TASK TO COMPLETE –
Transcribe the listing word for word.

DATA LINES –

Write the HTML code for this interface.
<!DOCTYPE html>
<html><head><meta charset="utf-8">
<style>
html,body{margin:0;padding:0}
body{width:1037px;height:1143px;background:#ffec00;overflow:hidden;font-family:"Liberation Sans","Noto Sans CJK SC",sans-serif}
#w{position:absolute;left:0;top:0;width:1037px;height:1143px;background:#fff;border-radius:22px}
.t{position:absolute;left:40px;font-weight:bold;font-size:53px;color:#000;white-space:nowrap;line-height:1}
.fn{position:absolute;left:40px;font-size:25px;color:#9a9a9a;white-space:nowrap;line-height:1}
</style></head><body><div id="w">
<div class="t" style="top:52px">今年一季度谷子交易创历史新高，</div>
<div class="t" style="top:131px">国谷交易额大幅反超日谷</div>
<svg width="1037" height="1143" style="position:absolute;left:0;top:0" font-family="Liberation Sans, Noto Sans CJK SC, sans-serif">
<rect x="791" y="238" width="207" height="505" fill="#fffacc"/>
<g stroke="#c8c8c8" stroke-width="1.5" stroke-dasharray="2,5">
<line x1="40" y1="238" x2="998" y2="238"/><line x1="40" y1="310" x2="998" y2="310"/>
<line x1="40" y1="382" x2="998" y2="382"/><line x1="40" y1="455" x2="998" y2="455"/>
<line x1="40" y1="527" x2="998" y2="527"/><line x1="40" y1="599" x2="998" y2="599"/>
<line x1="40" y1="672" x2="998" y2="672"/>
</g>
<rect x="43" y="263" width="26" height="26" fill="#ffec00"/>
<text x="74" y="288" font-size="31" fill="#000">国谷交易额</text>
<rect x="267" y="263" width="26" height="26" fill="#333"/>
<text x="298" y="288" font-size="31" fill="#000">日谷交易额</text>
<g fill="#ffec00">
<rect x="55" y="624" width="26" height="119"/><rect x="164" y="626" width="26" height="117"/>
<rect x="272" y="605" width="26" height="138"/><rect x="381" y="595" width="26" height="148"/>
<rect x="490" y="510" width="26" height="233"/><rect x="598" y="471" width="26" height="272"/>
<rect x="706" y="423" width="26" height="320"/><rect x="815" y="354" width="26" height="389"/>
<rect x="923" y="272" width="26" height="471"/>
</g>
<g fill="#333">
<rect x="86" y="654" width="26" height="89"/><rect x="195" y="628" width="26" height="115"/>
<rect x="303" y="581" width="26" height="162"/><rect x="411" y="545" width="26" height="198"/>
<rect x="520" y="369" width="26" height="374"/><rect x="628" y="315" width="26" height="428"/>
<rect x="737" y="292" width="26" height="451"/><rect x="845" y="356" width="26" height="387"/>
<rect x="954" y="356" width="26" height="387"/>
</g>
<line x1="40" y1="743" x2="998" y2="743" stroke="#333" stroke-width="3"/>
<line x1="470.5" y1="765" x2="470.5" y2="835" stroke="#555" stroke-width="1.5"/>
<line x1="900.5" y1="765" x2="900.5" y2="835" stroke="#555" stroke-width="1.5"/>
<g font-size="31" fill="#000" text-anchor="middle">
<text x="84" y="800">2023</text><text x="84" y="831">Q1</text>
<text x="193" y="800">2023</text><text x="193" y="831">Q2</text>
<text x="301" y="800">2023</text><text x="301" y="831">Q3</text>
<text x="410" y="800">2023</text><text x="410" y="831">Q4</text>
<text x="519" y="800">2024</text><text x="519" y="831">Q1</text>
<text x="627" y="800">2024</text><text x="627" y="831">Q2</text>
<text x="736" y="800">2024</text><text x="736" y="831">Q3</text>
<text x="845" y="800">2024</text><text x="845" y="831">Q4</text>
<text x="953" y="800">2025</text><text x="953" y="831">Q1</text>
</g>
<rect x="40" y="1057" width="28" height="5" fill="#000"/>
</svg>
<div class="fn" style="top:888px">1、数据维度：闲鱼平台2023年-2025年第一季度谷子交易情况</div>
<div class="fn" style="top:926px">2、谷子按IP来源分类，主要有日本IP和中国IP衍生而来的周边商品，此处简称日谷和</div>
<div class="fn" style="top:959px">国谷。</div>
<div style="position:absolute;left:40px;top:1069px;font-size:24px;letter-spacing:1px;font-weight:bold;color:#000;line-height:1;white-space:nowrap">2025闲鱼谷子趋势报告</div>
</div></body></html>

CORRECT ANSWER –
Write the HTML code for this interface.
<!DOCTYPE html>
<html><head><meta charset="utf-8">
<style>
html,body{margin:0;padding:0}
body{width:1037px;height:1143px;background:#ffec00;overflow:hidden;font-family:"Liberation Sans","Noto Sans CJK SC",sans-serif}
#w{position:absolute;left:0;top:0;width:1037px;height:1143px;background:#fff;border-radius:22px}
.t{position:absolute;left:40px;font-weight:bold;font-size:53px;color:#000;white-space:nowrap;line-height:1}
.fn{position:absolute;left:40px;font-size:25px;color:#9a9a9a;white-space:nowrap;line-height:1}
</style></head><body><div id="w">
<div class="t" style="top:52px">今年一季度谷子交易创历史新高，</div>
<div class="t" style="top:131px">国谷交易额大幅反超日谷</div>
<svg width="1037" height="1143" style="position:absolute;left:0;top:0" font-family="Liberation Sans, Noto Sans CJK SC, sans-serif">
<rect x="791" y="238" width="207" height="505" fill="#fffacc"/>
<g stroke="#c8c8c8" stroke-width="1.5" stroke-dasharray="2,5">
<line x1="40" y1="238" x2="998" y2="238"/><line x1="40" y1="310" x2="998" y2="310"/>
<line x1="40" y1="382" x2="998" y2="382"/><line x1="40" y1="455" x2="998" y2="455"/>
<line x1="40" y1="527" x2="998" y2="527"/><line x1="40" y1="599" x2="998" y2="599"/>
<line x1="40" y1="672" x2="998" y2="672"/>
</g>
<rect x="43" y="263" width="26" height="26" fill="#ffec00"/>
<text x="74" y="288" font-size="31" fill="#000">国谷交易额</text>
<rect x="267" y="263" width="26" height="26" fill="#333"/>
<text x="298" y="288" font-size="31" fill="#000">日谷交易额</text>
<g fill="#ffec00">
<rect x="55" y="624" width="26" height="119"/><rect x="164" y="626" width="26" height="117"/>
<rect x="272" y="605" width="26" height="138"/><rect x="381" y="595" width="26" height="148"/>
<rect x="490" y="510" width="26" height="233"/><rect x="598" y="471" width="26" height="272"/>
<rect x="706" y="423" width="26" height="320"/><rect x="815" y="354" width="26" height="389"/>
<rect x="923" y="272" width="26" height="471"/>
</g>
<g fill="#333">
<rect x="86" y="654" width="26" height="89"/><rect x="195" y="628" width="26" height="115"/>
<rect x="303" y="581" width="26" height="162"/><rect x="411" y="545" width="26" height="198"/>
<rect x="520" y="369" width="26" height="374"/><rect x="628" y="315" width="26" height="428"/>
<rect x="737" y="292" width="26" height="451"/><rect x="845" y="356" width="26" height="387"/>
<rect x="954" y="356" width="26" height="387"/>
</g>
<line x1="40" y1="743" x2="998" y2="743" stroke="#333" stroke-width="3"/>
<line x1="470.5" y1="765" x2="470.5" y2="835" stroke="#555" stroke-width="1.5"/>
<line x1="900.5" y1="765" x2="900.5" y2="835" stroke="#555" stroke-width="1.5"/>
<g font-size="31" fill="#000" text-anchor="middle">
<text x="84" y="800">2023</text><text x="84" y="831">Q1</text>
<text x="193" y="800">2023</text><text x="193" y="831">Q2</text>
<text x="301" y="800">2023</text><text x="301" y="831">Q3</text>
<text x="410" y="800">2023</text><text x="410" y="831">Q4</text>
<text x="519" y="800">2024</text><text x="519" y="831">Q1</text>
<text x="627" y="800">2024</text><text x="627" y="831">Q2</text>
<text x="736" y="800">2024</text><text x="736" y="831">Q3</text>
<text x="845" y="800">2024</text><text x="845" y="831">Q4</text>
<text x="953" y="800">2025</text><text x="953" y="831">Q1</text>
</g>
<rect x="40" y="1057" width="28" height="5" fill="#000"/>
</svg>
<div class="fn" style="top:888px">1、数据维度：闲鱼平台2023年-2025年第一季度谷子交易情况</div>
<div class="fn" style="top:926px">2、谷子按IP来源分类，主要有日本IP和中国IP衍生而来的周边商品，此处简称日谷和</div>
<div class="fn" style="top:959px">国谷。</div>
<div style="position:absolute;left:40px;top:1069px;font-size:24px;letter-spacing:1px;font-weight:bold;color:#000;line-height:1;white-space:nowrap">2025闲鱼谷子趋势报告</div>
</div></body></html>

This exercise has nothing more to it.